Pour ce qui concerne plus particulièrement les maisons de l'emploi, dont le rôle de coordination est essentiel dans les bassins d'emploi où elles sont implantées, j'ai confié une mission au député Jean-Paul Anciaux pour formuler des recommandations sur le futur cahier des charges des maisons de l'emploi, qui permette une bonne articulation avec le réseau territorial du nouvel opérateur. Il s'agit donc non pas d'absorber les maisons de l'emploi, mais de mettre en place une bonne coordination avec cette nouvelle institution pour que chacun respecte ses devoirs et ses engagements.

Cinquième principe : le pragmatisme dans la mise en oeuvre.

Le projet de loi prévoit notamment la mise en place immédiate d'une instance provisoire, qui permettra de préparer la naissance officielle de la nouvelle institution d'ici à la fin de l'année 2008. C'est elle qui sera notamment chargée de conduire une réflexion sur l'organisation territoriale du réseau. Je souhaite que cela se fasse dans la concertation.

Naturellement, comme je m'y étais engagée devant le Comité supérieur de l'emploi et en m'adressant directement, au travers de leurs directeurs, aux agents concernés, j'ai tenu à inscrire dans le texte des garanties fortes pour les agents des deux institutions. Il s'agit d'un projet ambitieux en raison des objectifs que nous nous sommes fixés et des difficultés qui se présenteront du fait du mécanisme même de la fusion.
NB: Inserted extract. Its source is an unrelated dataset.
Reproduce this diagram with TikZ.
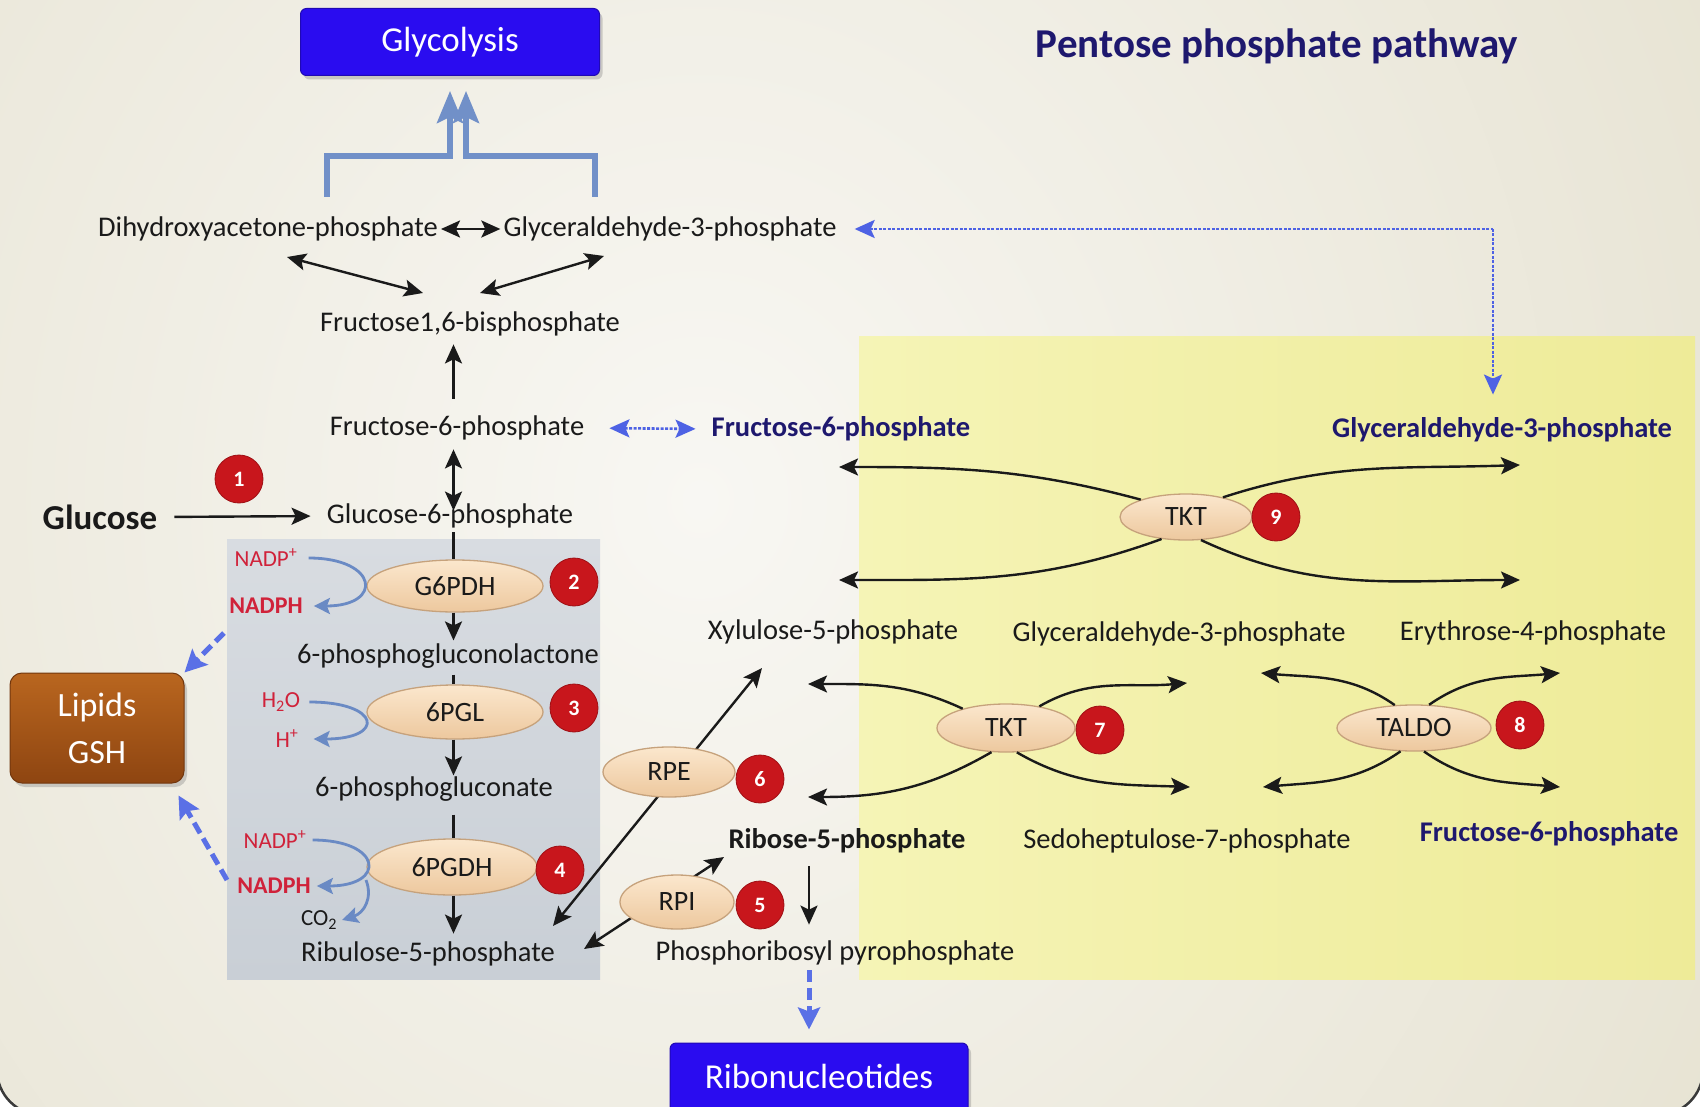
\documentclass[tikz,border=0pt]{standalone}
\usepackage{fontspec}
\setmainfont{Carlito}
\usepackage{tikz}
\usetikzlibrary{arrows.meta,shapes.geometric,shadows,calc}
\pgfdeclarelayer{bg}
\pgfdeclarelayer{mid}
\pgfsetlayers{bg,mid,main}

\definecolor{ink}{HTML}{1A1A1A}
\definecolor{navy}{HTML}{1E186E}
\definecolor{cofred}{HTML}{D0223A}
\definecolor{enzblue}{HTML}{6A8AC4}
\definecolor{dotblue}{HTML}{4E62E4}
\definecolor{dashblue}{HTML}{5A70E6}
\definecolor{brblue}{HTML}{7190C8}
\definecolor{boxblue}{HTML}{2A0CF0}
\definecolor{browntop}{HTML}{B9661F}
\definecolor{brownbot}{HTML}{8E4511}
\definecolor{enztop}{HTML}{FBE7CD}
\definecolor{enzbot}{HTML}{EDC89E}
\definecolor{enzline}{HTML}{C6A27C}
\definecolor{numred}{HTML}{C8161C}
\definecolor{numedge}{HTML}{9E0F14}
\definecolor{bgin}{HTML}{F8F7F3}
\definecolor{bgout}{HTML}{DFDAC4}
\definecolor{greytop}{HTML}{D8DCE1}
\definecolor{greybot}{HTML}{C9CFD6}
\definecolor{yelleft}{HTML}{F5F4B6}
\definecolor{yelright}{HTML}{EEEB98}
\definecolor{rimcol}{HTML}{3A3A3A}

\begin{document}
\begin{tikzpicture}[x=1pt,y=1pt,
  txt/.style={inner sep=1pt,text=ink,font=\fontsize{28.5}{32}\selectfont},
  btxt/.style={inner sep=1pt,text=navy,font=\fontsize{28.5}{32}\selectfont\bfseries},
  cof/.style={inner sep=1pt,text=cofred,font=\fontsize{23}{25}\selectfont},
  bcof/.style={inner sep=1pt,text=cofred,font=\fontsize{24}{26}\selectfont\bfseries},
  enz/.style={ellipse,draw=enzline,line width=1.3pt,top color=enztop,bottom color=enzbot,
     inner sep=0pt,text=ink,font=\fontsize{28}{30}\selectfont},
  num/.style={circle,fill=numred,draw=numedge,line width=0.8pt,minimum size=48pt,inner sep=0pt,
     text=white,font=\fontsize{22}{24}\selectfont\bfseries},
  bluebox/.style={rectangle,rounded corners=6pt,fill=boxblue,draw=boxblue!75!black,line width=1pt,
     text=white,font=\fontsize{35}{38}\selectfont,
     drop shadow={opacity=0.35,shadow xshift=3pt,shadow yshift=-4pt}},
  brownbox/.style={rectangle,rounded corners=12pt,top color=browntop,bottom color=brownbot,
     draw=brownbot!80!black,line width=1pt,text=white,align=center,
     font=\fontsize{34}{47}\selectfont,
     drop shadow={opacity=0.35,shadow xshift=3pt,shadow yshift=-4pt}},
  rxn/.style={draw=ink,line width=2.4pt,-{Stealth[length=19pt,width=17pt,inset=4pt]}},
  rxnboth/.style={draw=ink,line width=2.4pt,
     {Stealth[length=19pt,width=17pt,inset=4pt]}-{Stealth[length=19pt,width=17pt,inset=4pt]}},
  plain/.style={draw=ink,line width=2.4pt},
  cofarr/.style={draw=enzblue,line width=2.8pt,-{Stealth[length=16pt,width=16pt,inset=3pt]}},
  dotboth/.style={draw=dotblue,line width=2.6pt,dash pattern=on 3pt off 1.5pt,
     {Stealth[length=20pt,width=18pt,inset=4pt]}-{Stealth[length=20pt,width=18pt,inset=4pt]}},
  dotend/.style={draw=dotblue,line width=2.6pt,dash pattern=on 3pt off 1.5pt},
  dasharr/.style={draw=dashblue,line width=5pt,dash pattern=on 12pt off 6pt,
     -{Stealth[length=22pt,width=22pt,inset=4pt]}},
  bracket/.style={draw=brblue,line width=5.5pt,-{Stealth[length=32pt,width=26pt,inset=6pt]}},
  cvx/.style={draw=ink,line width=2.4pt,-{Stealth[length=19pt,width=17pt,inset=4pt]}}
]
\useasboundingbox (0,0) rectangle (1700,-1107);
\clip (0,0) rectangle (1700,-1107);

% ---------- backgrounds ----------
\begin{pgfonlayer}{bg}
  \fill[white] (0,0) rectangle (1700,-1107);
  \begin{scope}
    \clip[rounded corners=45pt] (-3,80) rectangle (1703,-1115);
    \shade[inner color=bgin,outer color=bgout] (-1000,-2400) rectangle (2400,1400);
  \end{scope}
  \draw[rimcol,line width=2.5pt,rounded corners=45pt] (-3,80) rectangle (1703,-1115);
  \shade[top color=greytop,bottom color=greybot] (227,-539) rectangle (600,-979);
  \shade[left color=yelleft,right color=yelright] (859,-336) rectangle (1695,-979);
\end{pgfonlayer}

% ---------- headline boxes ----------
\node[bluebox,minimum width=299pt,minimum height=67pt] (glyco) at (450,-42) {Glycolysis};
\node[font=\fontsize{41}{44}\selectfont\bfseries,text=navy] (title) at (1277,-46) {Pentose phosphate pathway};
\node[bluebox,minimum width=298pt,minimum height=76pt] (ribo) at (819,-1081) {\raisebox{10pt}{Ribonucleotides}};
\node[brownbox,minimum width=174pt,minimum height=110pt] (lipids) at (97,-728) {Lipids\\GSH};

% ---------- metabolites ----------
\node[txt] (dhap) at (268,-229) {Dihydroxyacetone-phosphate};
\node[txt] (gap1) at (670,-229) {Glyceraldehyde-3-phosphate};
\node[txt] (f16bp) at (470,-324) {Fructose1,6-bisphosphate};
\node[txt] (f6pL) at (457,-428) {Fructose-6-phosphate};
\node[btxt] (f6pB) at (841,-429) {Fructose-6-phosphate};
\node[btxt] (gapR) at (1502,-430) {Glyceraldehyde-3-phosphate};
\node[inner sep=1pt,text=ink,font=\fontsize{35}{38}\selectfont\bfseries] (glc) at (100,-517) {Glucose};
\node[txt] (g6p) at (450,-516) {Glucose-6-phosphate};
\node[txt] (lac) at (448,-656) {6-phosphogluconolactone};
\node[txt] (pg) at (434,-789) {6-phosphogluconate};
\node[txt] (ru5p) at (428,-954) {Ribulose-5-phosphate};
\node[txt] (xu5p) at (833,-632) {Xylulose-5-phosphate};
\node[inner sep=1pt,text=ink,font=\fontsize{28.5}{32}\selectfont\bfseries] (r5p) at (847,-841) {Ribose-5-phosphate};
\node[txt] (prpp) at (835,-953) {Phosphoribosyl pyrophosphate};
\node[txt] (gap2) at (1179,-634) {Glyceraldehyde-3-phosphate};
\node[txt] (s7p) at (1187,-841) {Sedoheptulose-7-phosphate};
\node[txt] (e4p) at (1533,-633) {Erythrose-4-phosphate};
\node[btxt] (f6pR) at (1549,-834) {Fructose-6-phosphate};

% ---------- cofactors ----------
\node[cof] (nadpA) at (266,-558) {NADP\textsuperscript{+}};
\node[bcof] (nadphA) at (266,-606) {NADPH};
\node[cof] (h2o) at (281,-702) {H\textsubscript{2}O};
\node[cof] (hplus) at (287,-739) {H\textsuperscript{+}};
\node[cof] (nadpB) at (275,-840) {NADP\textsuperscript{+}};
\node[bcof] (nadphB) at (274,-886) {NADPH};
\node[cof,text=ink] (co2) at (319,-920) {CO\textsubscript{2}};

% ---------- enzymes ----------
\node[enz,minimum width=176pt,minimum height=52pt] (g6pdh) at (455,-586) {G6PDH};
\node[enz,minimum width=176pt,minimum height=54pt] (pgl) at (455,-712) {6PGL};
\node[enz,minimum width=170pt,minimum height=56pt] (pgdh) at (452,-867) {6PGDH};
\node[enz,minimum width=132pt,minimum height=50pt] (rpe) at (669,-772) {RPE};
\node[enz,minimum width=114pt,minimum height=54pt] (rpi) at (677,-902) {RPI};
\node[enz,minimum width=132pt,minimum height=46pt] (tkt9) at (1186,-517) {TKT};
\node[enz,minimum width=138pt,minimum height=48pt] (tkt7) at (1006,-728) {TKT};
\node[enz,minimum width=154pt,minimum height=46pt] (taldo) at (1414,-728) {TALDO};

% ---------- step numbers ----------
\node[num] (n1) at (239,-479) {1};
\node[num] (n2) at (574,-582) {2};
\node[num] (n3) at (574,-708) {3};
\node[num] (n4) at (560,-870) {4};
\node[num] (n5) at (760,-905) {5};
\node[num] (n6) at (760,-779) {6};
\node[num] (n7) at (1100,-730) {7};
\node[num] (n8) at (1520,-725) {8};
\node[num] (n9) at (1276,-517) {9};

% ---------- glycolysis side ----------
\coordinate (brL) at (327,-197);
\coordinate (brR) at (595,-197);
\draw[bracket] (brL) |- ($(glyco.south)+(0,-80)$) -- ($(glyco.south)+(0,-15)$);
\draw[bracket] (brR) |- ($(glyco.south)+(16,-80)$) -- ($(glyco.south)+(16,-15)$);

\draw[rxnboth,shorten <=2pt,shorten >=2pt] (dhap.east) -- (gap1.west);
\coordinate (dA1) at (287,-257);
\coordinate (dA2) at (423,-293);
\coordinate (gA1) at (480,-293);
\coordinate (gA2) at (604,-256);
\draw[rxnboth] (dA1) -- (dA2);
\draw[rxnboth] (gA1) -- (gA2);

\coordinate (ax) at (453.5,0);
\draw[rxn,shorten <=16pt,shorten >=7pt] (f6pL.north -| ax) -- (f16bp.south -| ax);
\draw[rxnboth,shorten <=8pt,shorten >=-8pt] (f6pL.south -| ax) -- (g6p.north -| ax);
\draw[rxn,shorten <=16pt,shorten >=15pt] (glc.east) -- (g6p.west);

% ---------- oxidative branch ----------
\draw[plain,shorten <=3pt] (g6p.south -| ax) -- (g6pdh.north -| ax);
\draw[rxn,shorten >=2pt] (g6pdh.south -| ax) -- (lac.north -| ax);
\draw[plain,shorten <=5pt] (lac.south -| ax) -- (pgl.north -| ax);
\draw[rxn] (pgl.south -| ax) -- (pg.north -| ax);
\draw[plain,shorten <=12pt] (pg.south -| ax) -- (pgdh.north -| ax);
\draw[rxn,shorten >=7pt] (pgdh.south -| ax) -- (ru5p.north -| ax);

\draw[cofarr] ([xshift=10pt]nadpA.east) .. controls +(70,0) and +(70,0) .. ([xshift=10pt]nadphA.east);
\draw[cofarr] ([xshift=8pt]h2o.east) .. controls +(72,0) and +(72,0) .. ([xshift=14pt]hplus.east);
\draw[cofarr] ([xshift=5pt]nadpB.east) .. controls +(70,0) and +(70,0) .. ([xshift=5pt]nadphB.east);
\coordinate (cobr) at (366,-880);
\draw[cofarr] (cobr) .. controls (373,-898) and (364,-913) .. ([xshift=4pt]co2.east);

\coordinate (lipA) at (224,-633);
\coordinate (lipB) at (227,-880);
\draw[dasharr] (lipA) -- (lipids.north east);
\draw[dasharr] (lipB) -- ($(lipids.south east)+(-6,-12)$);

% ---------- non-oxidative branch ----------
\coordinate (rpeA) at (553,-926);
\coordinate (rpeB) at (762,-668);
\coordinate (rpiA) at (584,-949);
\coordinate (rpiB) at (724,-857);
\begin{pgfonlayer}{mid}
  \draw[rxnboth] (rpeA) -- (rpeB);
  \draw[rxnboth] (rpiA) -- (rpiB);
\end{pgfonlayer}

\coordinate (pc) at (809,0);
\draw[rxn,shorten <=12pt,shorten >=15pt] (r5p.south -| pc) -- (prpp.north -| pc);
\draw[dasharr,shorten <=4pt,shorten >=13pt] (prpp.south -| pc) -- (ribo.north -| pc);

\draw[dotboth,shorten <=24pt,shorten >=15pt] (f6pL.east) -- (f6pB.west);
\coordinate (gcorner) at (1493,-229);
\draw[dotend,{Stealth[length=20pt,width=18pt,inset=4pt]}-,shorten <=17pt] (gap1.east) -- (gcorner);
\draw[dotend,-{Stealth[length=20pt,width=18pt,inset=4pt]},shorten >=22pt] (gcorner) -- (gcorner |- gapR.north);

% transketolase (9)
\coordinate (t9a) at (839,-467);
\coordinate (t9b) at (1520,-465);
\coordinate (t9c) at (839,-580);
\coordinate (t9d) at (1520,-580);
\draw[cvx] (tkt9.159) to[out=165,in=0] (t9a);
\draw[cvx] (tkt9.28) to[out=18,in=182] (t9b);
\draw[cvx] (tkt9.222) to[out=200,in=0] (t9c);
\draw[cvx] (tkt9.303) to[out=-25,in=180] (t9d);

% transketolase (7)
\coordinate (t7a) at (808,-684);
\coordinate (t7b) at (1187,-683);
\coordinate (t7c) at (808,-797);
\coordinate (t7d) at (1190,-787);
\draw[cvx] (tkt7.156) to[out=155,in=0] (t7a);
\draw[cvx] (tkt7.33) to[out=30,in=185] (t7b);
\draw[cvx] (tkt7.239) to[out=210,in=0] (t7c);
\draw[cvx] (tkt7.294) to[out=-30,in=178] (t7d);

% transaldolase (8)
\coordinate (t8a) at (1261,-673);
\coordinate (t8b) at (1560,-673);
\coordinate (t8c) at (1263,-787);
\coordinate (t8d) at (1560,-787);
\draw[cvx] (taldo.130) to[out=145,in=-5] (t8a);
\draw[cvx] (taldo.57) to[out=35,in=185] (t8b);
\draw[cvx] (taldo.240) to[out=215,in=5] (t8c);
\draw[cvx] (taldo.293) to[out=-35,in=175] (t8d);
\end{tikzpicture}
\end{document}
C'est ainsi que le statut actuel des personnels des ASSEDIC, qui résulte d'une convention collective, sera conservé jusqu'à ce qu'ait pu être négociée une nouvelle convention collective au sein de la nouvelle institution. Je le réaffirme, il n'y aura pas, contrairement à ce que prévoit le code du travail en pareil cas, de dénonciation de la convention actuelle. La convention collective continuera de s'appliquer jusqu'à ce qu'un autre texte, qui fera l'objet d'une négociation, s'y substitue.

Les personnels de l'ANPE conserveront également leur statut actuel, qui est un statut de droit public durant cette période de négociation de la nouvelle convention collective.

Une fois la convention collective négociée et signée, ils auront le choix, pendant un an, de rejoindre le statut commun ou de conserver, à titre dérogatoire, le statut public qu'ils ont aujourd'hui. Nous le savons, le passage d'un statut public à un statut privé est un changement important, mais la convention collective comportera des garanties qui tiendront compte de la nature particulière des missions de service public exercées par ces agents, comme le prévoit d'ailleurs une convention de l'Organisation internationale du travail.

Au-delà des dispositions législatives, j'ai par ailleurs indiqué clairement que la fusion des réseaux n'avait pas pour objet de réduire les effectifs ; il s?agissait simplement de mieux les utiliser pour répondre au seul objectif que nous poursuivons, à savoir la lutte contre le chômage.